There was pressure from all sides - from all the outfits of the Sangh Parivar like the Swadeshi Jagaran Manch, and the Mazdoor Sangh and also from the allies. Even within the government there were problems as many members were not in sync with our thinking. But full credit to Mr Atal Behari Vajpayee for handling the situation with the greatest skill. But despite reservation and hostility, there was a consensus on the reforms.
Your book says the framework of today's robust growth was laid by your government.
I strongly believe that, not indulging in self-aggrandizement. Today's growth is definitely because of the foundation laid in our time. There were many challenges but economic growth itself was a big challenge. Our Plan document which described our growth vision and targets was described by Sonia Gandhi as "Mungeri Lal ke Haseen Sapne". There was also challenge from outside the country because there was a global economic crisis (1998-2004) in East Asian countries, in Russia and in Brazil. This is when people complained that the 'Feel Good' factor was missing. That came back around 2004 along with high growth but we were voted out of power.
Do you agree with the present government's inflation control methods?
One of our most important decisions that is leading to today's high growth was a massive reduction in interest rates as a result of the strictest control over inflation which we brought down from the level of 14-14.5 per cent to under 6 per cent. This unleashed a consumer revolution, a housing revolution and made Indian industry competitive. Today we are reversing that trend and I feel concerned. I have been pointing out that this will have an impact on demand and so on production.
What are the other areas of concern?
We are getting good growth figures today but we should have managed high growth with low inflation and low interest rates. I am also concerned about the rising trade deficit. We had achieved a surplus in that. Now both Current Account Deficit and Trade Deficit are high and the government would have us believe that it's a virtue. It's not and its going to have an adverse impact on the economy..
How did you tide over the scams in your time, specially the UTI scams?
In the first crisis in 1998, we were able to find a solution as we had time. But in the second - UTI scam in 2001 - if they had come to us with the problem, we could have fixed it. But UTI said things were fine. So I personally felt cheated then.
The tax treaty with Mauritius was also an issue and your family was being dragged into it...
The treaty was signed by Indira Gandhi and the route was opened by Manmohan Singh and the tax case had been settled. Suddenly tax was being imposed on it and the same order was being passed from three different sources. So I had a suspicion that it was a conspiracy. And involving my daughter-in-law in it was the unkindest of all because they lead separate lives and I don't interfere in their work. Nothing came out of it despite my "well wishers" who rummaged through everything to prove it. It caused me a great deal of pain.

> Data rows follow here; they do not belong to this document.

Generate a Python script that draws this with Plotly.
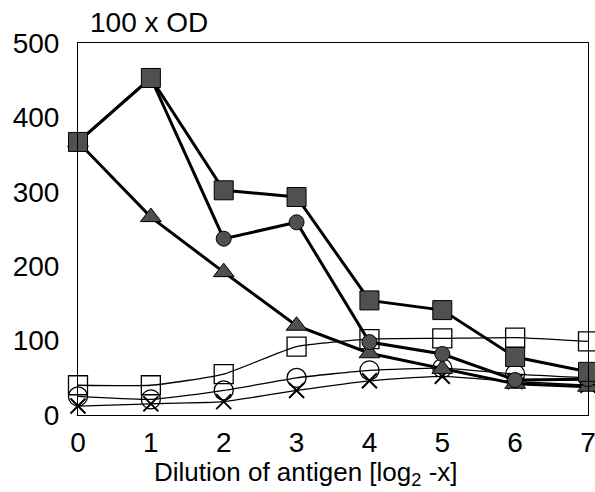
import plotly.graph_objects as go

x = [0, 1, 2, 3, 4, 5, 6, 7]
filled_square = [367, 453, 302, 293, 154, 141, 78, 58]
filled_circle = [367, 453, 237, 259, 98, 82, 47, 48]
filled_triangle = [367, 266, 192, 120, 83, 62, 42, 38]
open_square = [40, 40, 55, 92, 102, 103, 104, 99]
open_circle = [25, 21, 33, 50, 60, 63, 55, 50]
cross = [12, 15, 18, 33, 46, 52, 45, 40]

x_ticks = [0, 1, 2, 3, 4, 5, 6, 7]
y_ticks = [0, 100, 200, 300, 400, 500]

FONT = "Liberation Sans, Arial, sans-serif"
W, H = 595, 492
L, R, T, B = 78, 7, 43, 77
PW, PH = W - L - R, H - T - B

fig = go.Figure()

thin = dict(color="black", width=1.3, shape="spline", smoothing=0.5)
fig.add_trace(go.Scatter(x=x, y=open_square, mode="lines+markers", line=thin,
                         marker=dict(symbol="square-open", size=19, color="black", line=dict(width=1.3))))
fig.add_trace(go.Scatter(x=x, y=open_circle, mode="lines+markers", line=thin,
                         marker=dict(symbol="circle-open", size=19, color="black", line=dict(width=1.3))))
fig.add_trace(go.Scatter(x=x, y=cross, mode="lines+markers", line=thin,
                         marker=dict(symbol="x-thin-open", size=15, color="black", line=dict(width=2, color="black"))))

thick = dict(color="black", width=3)
fill = "#505050"
fig.add_trace(go.Scatter(x=x, y=filled_triangle, mode="lines+markers", line=thick,
                         marker=dict(symbol="triangle-up", size=18, color=fill, line=dict(width=1, color="black"))))
fig.add_trace(go.Scatter(x=x, y=filled_circle, mode="lines+markers", line=thick,
                         marker=dict(symbol="circle", size=15, color=fill, line=dict(width=1, color="black"))))
fig.add_trace(go.Scatter(x=x, y=filled_square, mode="lines+markers", line=thick,
                         marker=dict(symbol="square", size=19, color=fill, line=dict(width=1, color="black"))))

fig.update_traces(cliponaxis=False)

fig.update_layout(
    width=W, height=H,
    margin=dict(l=L, r=R, t=T, b=B, autoexpand=False),
    paper_bgcolor="white", plot_bgcolor="white",
    showlegend=False,
    font=dict(family=FONT, size=28, color="black"),
    xaxis=dict(range=[0, 7], tickvals=x_ticks, ticks="", showgrid=False, zeroline=False,
               showline=True, linecolor="black", linewidth=1, mirror=True, automargin=False,
               tickfont=dict(size=28), ticklabelstandoff=2, ticklabeloverflow="allow"),
    yaxis=dict(range=[0, 500], tickvals=y_ticks, ticks="", showgrid=False, zeroline=False,
               showline=True, linecolor="black", linewidth=1, mirror=True, automargin=False,
               tickfont=dict(size=28), ticklabelstandoff=12, ticklabeloverflow="allow"),
    annotations=[
        dict(text="100 x OD", x=(88 - L) / PW, y=1 + (T - 22) / PH, xref="paper", yref="paper",
             showarrow=False, xanchor="left", yanchor="middle", font=dict(size=28)),
        dict(text="Dilution of antigen [log<sub>2</sub> -x]", x=(306 - L) / PW, y=-(473 - T - PH) / PH,
             xref="paper", yref="paper", showarrow=False, xanchor="center", yanchor="middle",
             font=dict(size=26)),
    ],
)

fig.write_html("out.html", config={"displayModeBar": False},
               post_script="document.body.style.margin='0';document.body.style.padding='0';")
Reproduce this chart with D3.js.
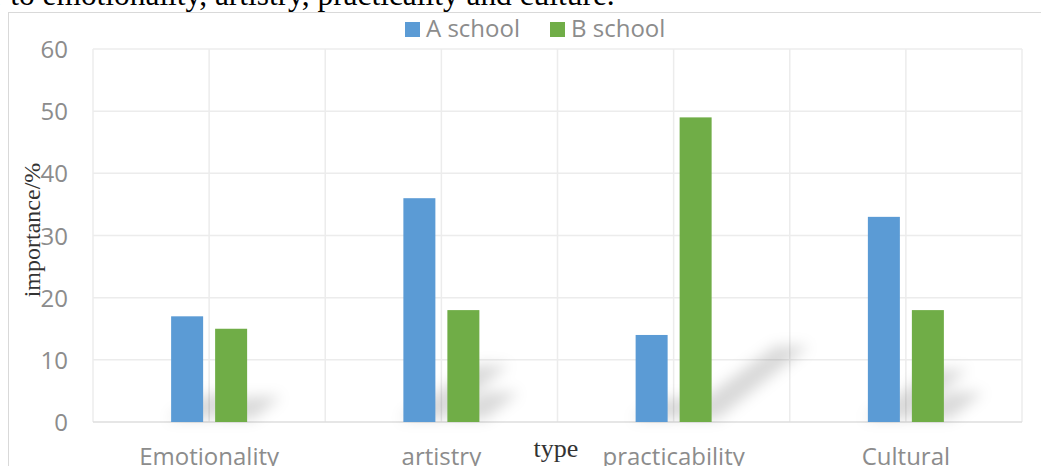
<!DOCTYPE html>
<html>
<head>
<meta charset="utf-8">
<script src="https://cdn.jsdelivr.net/npm/d3@7/dist/d3.min.js"></script>
<style>
  html, body { margin: 0; padding: 0; background: #fff; overflow: hidden; }
  svg { display: block; }
</style>
</head>
<body>
<svg id="chart" width="1041" height="466"></svg>
<script>
// Chart data
const categories = ["Emotionality", "artistry", "practicability", "Cultural"];
const seriesNames = ["A school", "B school"];
const aSchool = [17, 36, 14, 33];
const bSchool = [15, 18, 49, 18];
const yTicks = [0, 10, 20, 30, 40, 50, 60];
const captionText = "r to emotionality, artistry, practicality and culture.";
const yTitle = "importance/%";
const xTitle = "type";

const colors = { "A school": "#5b9bd5", "B school": "#70ad47" };
const labelColor = "#8c8c8c";
const gridColor = "#ececec";
const sansFont = "'Open Sans', 'Noto Sans', sans-serif";
const serifFont = "'Liberation Serif', 'Times New Roman', serif";

const rows = categories.map((c, i) => ({ category: c, values: [
  { series: seriesNames[0], value: aSchool[i] },
  { series: seriesNames[1], value: bSchool[i] }
]}));

const svg = d3.select("#chart");
const plot = { left: 93, right: 1022, top: 49, bottom: 422 };

const x = d3.scaleBand().domain(categories).range([plot.left, plot.right]).paddingInner(0).paddingOuter(0);
const xs = d3.scaleBand().domain(seriesNames).range([-38, 38]).paddingInner(12 / 44).paddingOuter(0);
const y = d3.scaleLinear().domain([0, 60]).range([plot.bottom, plot.top]);

// Shadow blur filter
const defs = svg.append("defs");
const f = defs.append("filter").attr("id", "shadowBlur")
  .attr("x", "-50%").attr("y", "-50%").attr("width", "200%").attr("height", "200%");
f.append("feGaussianBlur").attr("stdDeviation", 7);

// Caption text cut at top
svg.append("text")
  .attr("x", -8).attr("y", 4.5)
  .attr("font-family", serifFont).attr("font-size", 31.4)
  .attr("fill", "#000")
  .text(captionText);

// Outer chart frame
svg.append("rect")
  .attr("x", 8.5).attr("y", 12.5).attr("width", 1060).attr("height", 480)
  .attr("fill", "none").attr("stroke", "#d9d9d9").attr("stroke-width", 1);

// Horizontal gridlines
svg.append("g").selectAll("line").data(yTicks.filter(t => t > 0)).join("line")
  .attr("x1", plot.left).attr("x2", plot.right)
  .attr("y1", d => y(d)).attr("y2", d => y(d))
  .attr("stroke", gridColor).attr("stroke-width", 1.5);

// Vertical gridlines at band edges and centres
const vLines = [];
categories.forEach(c => { vLines.push(x(c)); vLines.push(x(c) + x.bandwidth() / 2); });
vLines.push(plot.right);
svg.append("g").selectAll("line").data(vLines).join("line")
  .attr("x1", d => d).attr("x2", d => d)
  .attr("y1", plot.top).attr("y2", plot.bottom)
  .attr("stroke", gridColor).attr("stroke-width", 1.5);

// Baseline axis
svg.append("line")
  .attr("x1", plot.left).attr("x2", plot.right)
  .attr("y1", y(0)).attr("y2", y(0))
  .attr("stroke", "#dedede").attr("stroke-width", 1.5);

// Perspective shadows behind bars
const shadowG = svg.append("g").attr("filter", "url(#shadowBlur)");
rows.forEach(r => {
  r.values.forEach(v => {
    const x0 = x(r.category) + x.bandwidth() / 2 + xs(v.series);
    const x1 = x0 + xs.bandwidth();
    const h = y(0) - y(v.value);
    const dx = 0.3 * h, dy = -0.24 * h;
    const b = y(0) - 3;
    shadowG.append("path")
      .attr("d", `M${x0 - 4},${b} L${x1 + 6},${b} L${x1 + dx + 6},${b + dy} L${x0 + dx + 4},${b + dy} Z`)
      .attr("fill", "#000").attr("opacity", 0.15);
  });
});

// Bars
svg.append("g").selectAll("g").data(rows).join("g")
  .attr("transform", d => `translate(${x(d.category) + x.bandwidth() / 2},0)`)
  .selectAll("rect").data(d => d.values).join("rect")
  .attr("x", d => xs(d.series))
  .attr("width", xs.bandwidth())
  .attr("y", d => y(d.value))
  .attr("height", d => y(0) - y(d.value))
  .attr("fill", d => colors[d.series]);

// Y axis tick labels
const yAxis = d3.axisLeft(y).tickValues(yTicks).tickSize(0).tickPadding(0);
const yg = svg.append("g").attr("transform", "translate(68,0)").call(yAxis);
yg.select(".domain").remove();
yg.selectAll("text")
  .attr("font-family", sansFont).attr("font-size", 24)
  .attr("fill", labelColor).attr("dy", "0.36em");

// X axis category labels
const xAxis = d3.axisBottom(x).tickSize(0).tickPadding(0);
const xg = svg.append("g").attr("transform", "translate(0,465)").call(xAxis);
xg.select(".domain").remove();
xg.selectAll("text")
  .attr("font-family", sansFont).attr("font-size", 24)
  .attr("fill", labelColor).attr("dy", 0).attr("y", 0);

// Axis titles
svg.append("text")
  .attr("transform", "translate(40,230) rotate(-90)")
  .attr("text-anchor", "middle")
  .attr("font-family", serifFont).attr("font-size", 24)
  .attr("fill", "#333")
  .text(yTitle);

svg.append("text")
  .attr("x", 556).attr("y", 457)
  .attr("text-anchor", "middle")
  .attr("font-family", serifFont).attr("font-size", 26)
  .attr("fill", "#333")
  .text(xTitle);

// Legend
const legend = svg.append("g");
const legendX = [405, 550];
seriesNames.forEach((s, i) => {
  legend.append("rect")
    .attr("x", legendX[i]).attr("y", 22).attr("width", 15).attr("height", 15)
    .attr("fill", colors[s]);
  legend.append("text")
    .attr("x", legendX[i] + 21).attr("y", 37)
    .attr("font-family", sansFont).attr("font-size", 24)
    .attr("fill", labelColor)
    .text(s);
});
</script>
</body>
</html>
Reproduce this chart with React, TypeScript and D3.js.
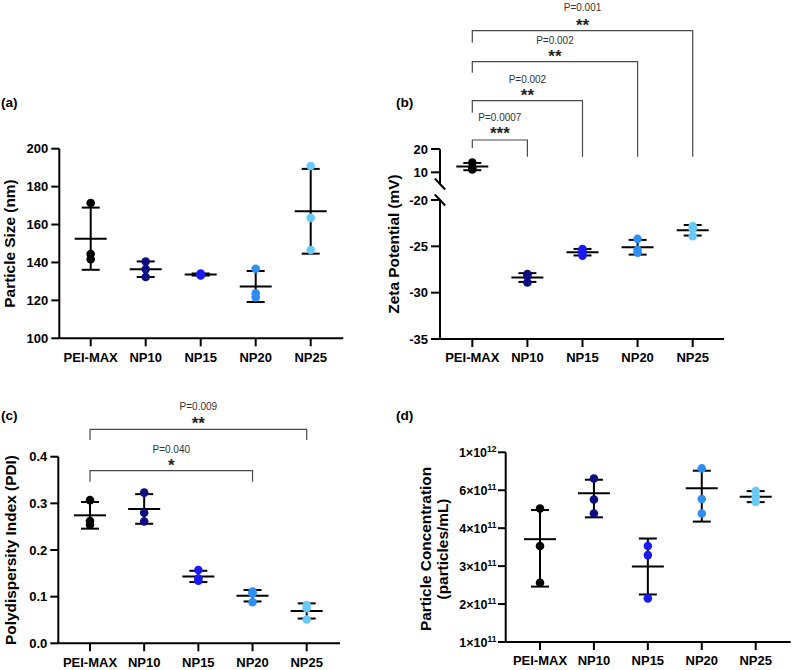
import React from "react";
import * as d3 from "d3";

const groups = ["PEI-MAX", "NP10", "NP15", "NP20", "NP25"];
const groupColors = ["#000000", "#0e0e80", "#1a1af5", "#2f8ef2", "#68c8f6"];

const sizeValues = [
  [171.4, 144.5, 141.7],
  [140.5, 136.5, 132.3],
  [134.2, 133.6, 133.1],
  [136.7, 123.7, 121.6],
  [190.9, 163.5, 146.6],
];
const zetaValues = [
  [14.2, 12.0, 11.2],
  [-28.0, -28.2, -28.9],
  [-25.3, -25.6, -26.0],
  [-24.2, -25.4, -25.7],
  [-22.8, -23.1, -23.9],
];
const pdiValues = [
  [0.307, 0.262, 0.254],
  [0.323, 0.28, 0.261],
  [0.157, 0.139, 0.134],
  [0.111, 0.107, 0.088],
  [0.082, 0.075, 0.051],
];
const concValues = [
  [5.04e11, 3.53e11, 2.56e11],
  [7.24e11, 5.51e11, 4.77e11],
  [3.53e11, 3.29e11, 2.15e11],
  [8.3e11, 5.54e11, 4.77e11],
  [5.96e11, 5.65e11, 5.38e11],
];

const sizeTicks = [100, 120, 140, 160, 180, 200];
const zetaUpperTicks = [10, 20];
const zetaLowerTicks = [-35, -30, -25, -20];
const pdiTicks = [0, 0.1, 0.2, 0.3, 0.4];
const concTicks = [1e11, 2e11, 3e11, 4e11, 6e11, 1e12];

const zetaComparisons = [
  { from: 0, to: 1, p: "P=0.0007", stars: "***" },
  { from: 0, to: 2, p: "P=0.002", stars: "**" },
  { from: 0, to: 3, p: "P=0.002", stars: "**" },
  { from: 0, to: 4, p: "P=0.001", stars: "**" },
];
const pdiComparisons = [
  { from: 0, to: 3, p: "P=0.040", stars: "*" },
  { from: 0, to: 4, p: "P=0.009", stars: "**" },
];

const FONT = "'Liberation Sans', Arial, Helvetica, sans-serif";
const AX = 2;

function Groups({ x, y, values }: any) {
  return (
    <g>
      {values.map((vals: number[], i: number) => {
        const m = d3.mean(vals) as number;
        const s = d3.deviation(vals) as number;
        const cx = x(groups[i]);
        return (
          <g key={i}>
            <line x1={cx} x2={cx} y1={y(m + s)} y2={y(m - s)} stroke="#000" strokeWidth={2} />
            <line x1={cx - 9} x2={cx + 9} y1={y(m + s)} y2={y(m + s)} stroke="#000" strokeWidth={2} />
            <line x1={cx - 9} x2={cx + 9} y1={y(m - s)} y2={y(m - s)} stroke="#000" strokeWidth={2} />
            <line x1={cx - 16} x2={cx + 16} y1={y(m)} y2={y(m)} stroke="#000" strokeWidth={2} />
            {vals.map((v, j) => (
              <circle key={j} cx={cx} cy={y(v)} r={4.3} fill={groupColors[i]} />
            ))}
          </g>
        );
      })}
    </g>
  );
}

function XAxis({ x, y0, left, right }: any) {
  return (
    <g>
      <line x1={left} x2={right} y1={y0} y2={y0} stroke="#000" strokeWidth={AX} />
      {groups.map((g) => (
        <g key={g}>
          <line x1={x(g)} x2={x(g)} y1={y0} y2={y0 + 8} stroke="#000" strokeWidth={AX} />
          <text x={x(g)} y={y0 + 23.3} textAnchor="middle" fontSize={13} fontWeight="bold" fontFamily={FONT}>
            {g}
          </text>
        </g>
      ))}
    </g>
  );
}

function YTicks({ y, ticks, x0, len = 8, gap = 3, fmt = (v: number) => String(v) }: any) {
  return (
    <g>
      {ticks.map((t: number) => (
        <g key={t}>
          <line x1={x0 - len} x2={x0} y1={y(t)} y2={y(t)} stroke="#000" strokeWidth={AX} />
          <text x={x0 - len - gap} y={y(t) + 4.6} textAnchor="end" fontSize={13} fontWeight="bold" fontFamily={FONT}>
            {fmt(t)}
          </text>
        </g>
      ))}
    </g>
  );
}

function Brackets({ x, comps, layout }: any) {
  return (
    <g>
      {comps.map((c: any, i: number) => {
        const L = layout[i];
        const xa = x(groups[c.from]);
        const xb = x(groups[c.to]);
        const cx = (xa + xb) / 2;
        return (
          <g key={i}>
            <path
              d={`M${xa},${L.leftEnd}V${L.h}H${xb}V${L.rightEnd}`}
              fill="none"
              stroke="#4a4a4a"
              strokeWidth={1.2}
            />
            <text x={cx} y={L.pY} textAnchor="middle" fontSize={10} fill="#333" fontFamily={FONT}>
              {c.p}
            </text>
            <text x={cx} y={L.sY} textAnchor="middle" fontSize={17} fontWeight="bold" fill="#222" fontFamily={FONT}>
              {c.stars}
            </text>
          </g>
        );
      })}
    </g>
  );
}

function YTitle({ x, y, text, size = 15.4 }: any) {
  return (
    <text
      transform={`translate(${x},${y}) rotate(-90)`}
      textAnchor="middle"
      fontSize={size}
      fontWeight="bold"
      fontFamily={FONT}
    >
      {text}
    </text>
  );
}

function PanelLabel({ x, y, text }: any) {
  return (
    <text x={x} y={y} fontSize={13.6} fontWeight="bold" fontFamily={FONT}>
      {text}
    </text>
  );
}

export default function App() {
  // Panel (a)
  const xa = d3.scalePoint<string>().domain(groups).range([90.7, 310.7]);
  const ya = d3.scaleLinear().domain([100, 200]).range([338.3, 148.7]);

  // Panel (b) - broken axis
  const xb = d3.scalePoint<string>().domain(groups).range([472.3, 692.7]);
  const ybUp = d3.scaleLinear().domain([5, 20]).range([184, 149]);
  const ybLo = d3.scaleLinear().domain([-35, -20]).range([339, 200]);
  const yb = (v: number) => (v > 0 ? ybUp(v) : ybLo(v));

  // Panel (c)
  const xc = d3.scalePoint<string>().domain(groups).range([90, 306.7]);
  const yc = d3.scaleLinear().domain([0, 0.4]).range([643.3, 456.7]);

  // Panel (d) - segmented axis with evenly spaced labelled ticks
  const xd = d3.scalePoint<string>().domain(groups).range([540, 755.7]);
  const dBottom = 642;
  const dTop = 452.3;
  const yd = d3
    .scaleLinear()
    .domain(concTicks)
    .range(concTicks.map((_, i) => dBottom + ((dTop - dBottom) * i) / (concTicks.length - 1)));

  const zetaLayout = [
    { h: 140, leftEnd: 148.3, rightEnd: 156.7, pY: 120.9, sY: 139.2 },
    { h: 100.7, leftEnd: 112.7, rightEnd: 156.7, pY: 82.9, sY: 100.9 },
    { h: 61.7, leftEnd: 72.7, rightEnd: 156.7, pY: 43.6, sY: 61.6 },
    { h: 30.7, leftEnd: 42.7, rightEnd: 156.7, pY: 10.9, sY: 30.8 },
  ];
  const pdiLayout = [
    { h: 470.7, leftEnd: 481.7, rightEnd: 481.7, pY: 453, sY: 470.5 },
    { h: 429.3, leftEnd: 440, rightEnd: 440, pY: 410.3, sY: 428.8 },
  ];

  return (
    <svg
      width={795}
      height={670}
      style={{ position: "absolute", left: 0, top: 0, background: "#fff" }}
      fontFamily={FONT}
    >
      <rect width={795} height={670} fill="#fff" />

      {/* (a) */}
      <PanelLabel x={1} y={106.5} text="(a)" />
      <YTitle x={15} y={243.5} text="Particle Size (nm)" />
      <line x1={59.3} x2={59.3} y1={ya(200)} y2={ya(100)} stroke="#000" strokeWidth={AX} />
      <YTicks y={ya} ticks={sizeTicks} x0={59.3} len={8} gap={3} />
      <XAxis x={xa} y0={ya(100)} left={59.3} right={343.3} />
      <Groups x={xa} y={ya} values={sizeValues} />

      {/* (b) */}
      <PanelLabel x={396} y={106.5} text="(b)" />
      <YTitle x={399} y={244} text="Zeta Potential (mV)" />
      <line x1={440} x2={440} y1={ybUp(20)} y2={ybUp(5)} stroke="#000" strokeWidth={AX} />
      <line x1={440} x2={440} y1={ybLo(-20)} y2={ybLo(-35)} stroke="#000" strokeWidth={AX} />
      <line x1={434.8} x2={445.2} y1={ybUp(5) - 5.5} y2={ybUp(5) + 5.5} stroke="#000" strokeWidth={AX} />
      <line x1={434.8} x2={445.2} y1={ybLo(-20) - 5.5} y2={ybLo(-20) + 5.5} stroke="#000" strokeWidth={AX} />
      <YTicks y={ybUp} ticks={zetaUpperTicks} x0={440} len={9} gap={3} />
      <YTicks y={ybLo} ticks={zetaLowerTicks} x0={440} len={9} gap={3} />
      <XAxis x={xb} y0={ybLo(-35)} left={440} right={724} />
      <Brackets x={xb} comps={zetaComparisons} layout={zetaLayout} />
      <Groups x={xb} y={yb} values={zetaValues} />

      {/* (c) */}
      <PanelLabel x={1} y={420} text="(c)" />
      <YTitle x={16} y={550} text="Polydispersity Index (PDI)" />
      <line x1={58.3} x2={58.3} y1={yc(0.4)} y2={yc(0)} stroke="#000" strokeWidth={AX} />
      <YTicks y={yc} ticks={pdiTicks} x0={58.3} len={8} gap={3} fmt={(v: number) => d3.format(".1f")(v)} />
      <XAxis x={xc} y0={yc(0)} left={58.3} right={340} />
      <Brackets x={xc} comps={pdiComparisons} layout={pdiLayout} />
      <Groups x={xc} y={yc} values={pdiValues} />

      {/* (d) */}
      <PanelLabel x={396} y={420} text="(d)" />
      <text
        transform={`translate(431,549) rotate(-90)`}
        textAnchor="middle"
        fontSize={15.4}
        fontWeight="bold"
        fontFamily={FONT}
      >
        Particle Concentration
      </text>
      <text
        transform={`translate(447.5,549) rotate(-90)`}
        textAnchor="middle"
        fontSize={15.4}
        fontWeight="bold"
        fontFamily={FONT}
      >
        (particles/mL)
      </text>
      <line x1={505.7} x2={505.7} y1={yd(1e12)} y2={yd(1e11)} stroke="#000" strokeWidth={AX} />
      {concTicks.map((t) => {
        const e = Math.floor(Math.log10(t) + 1e-9);
        const m = Math.round(t / Math.pow(10, e));
        return (
          <g key={t}>
            <line x1={498} x2={505.7} y1={yd(t)} y2={yd(t)} stroke="#000" strokeWidth={AX} />
            <text x={496.5} y={yd(t) + 4.6} textAnchor="end" fontSize={12.5} fontWeight="bold" fontFamily={FONT}>
              <tspan>{`${m}×10`}</tspan>
              <tspan dy={-5} fontSize={8.5}>{String(e)}</tspan>
            </text>
          </g>
        );
      })}
      <XAxis x={xd} y0={yd(1e11)} left={505.7} right={790.7} />
      <Groups x={xd} y={yd} values={concValues} />
    </svg>
  );
}
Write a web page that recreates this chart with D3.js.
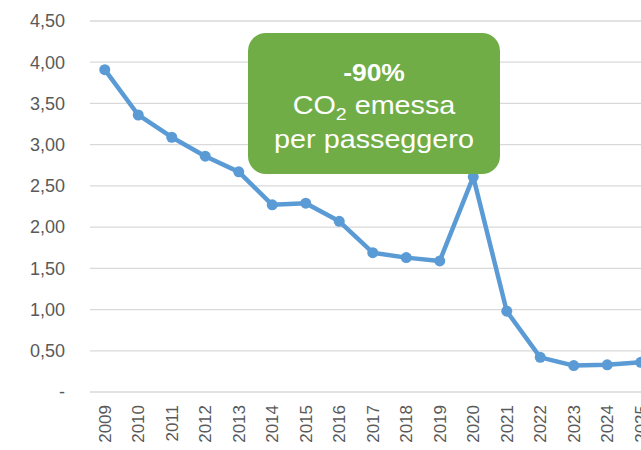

There was also a time when there was a demand to split the Finance Ministry itself. How did you stop that?
When I became FM, I heard that Jayalalitha wanted Revenue to be a separate ministry. In 1999, there was also a proposal to split the Finance Ministry three ways. On both occasions, I recorded my protests and Mr. Vajpayee agreed to my point of view. The matter ended there.
You have presented five Budgets. From the point of view of the reforms and the paradigm shift you talk about, which was the most significant?
The 2001 budget was the most significant and is till today, the most competitive agenda on economic reforms. We implemented some of those proposals while some are still unimplemented. And it was well received all over. My regret is that it was not given a chance to perform and show what it could lead to. That is also because we were all taken over by the market scams and many of the reforms could not be pushed.
Many feel that you brought in a new dimension to India's foreign relations as Foreign minister when you introduced the concept of economic diplomacy.
I really did not discover economic diplomacy. But it was the requirement of the time. Most of the diplomacy today is economic diplomacy. In international relations, no two sets of periods are comparable. There were of course other challenges in the foreign ministry, but my experience in the finance ministry and being a part of the global economic debate, it was possible for me to bring it to Indian diplomacy. There are countries with whom you cannot talk military cooperation. That is where economics comes in. I spoke about investment being a two-way street. I believed in smaller groups of countries. The IBSA (India, Brazil, South Africa) group is a concrete example of that and was done entirely by me. Even the India, Russia, China trilateral talks were both economic and foreign relations.
What is the fate of privatization under this government?
There is no privatization. They have put an end to the whole thing. It is just disinvestment by stealth. The policy of disinvestment (to make the Indian PSUs lean, mean and competitive) is gone. We are back to the old slothful days.
In what way do you want to see Swadeshi in India?
It is my firm belief that the weak cannot practice Swadeshi. You have to be economically strong to do that. You should be self-reliant with a capacity to produce and to import what you cannot. Then only we can talk of achieving Swadeshi.
So what is your vision?
I believe high growth is a prerequisite for inclusive growth. We cannot end up with distributing poverty. We must distribute wealth. The government has to ensure that the markets function in a transparent manner and the state has to play a role in removing poverty, not just individual poverty but family and national poverty. You may be a rich family but when you go abroad, you still represent a poor country. That notion needs to be changed.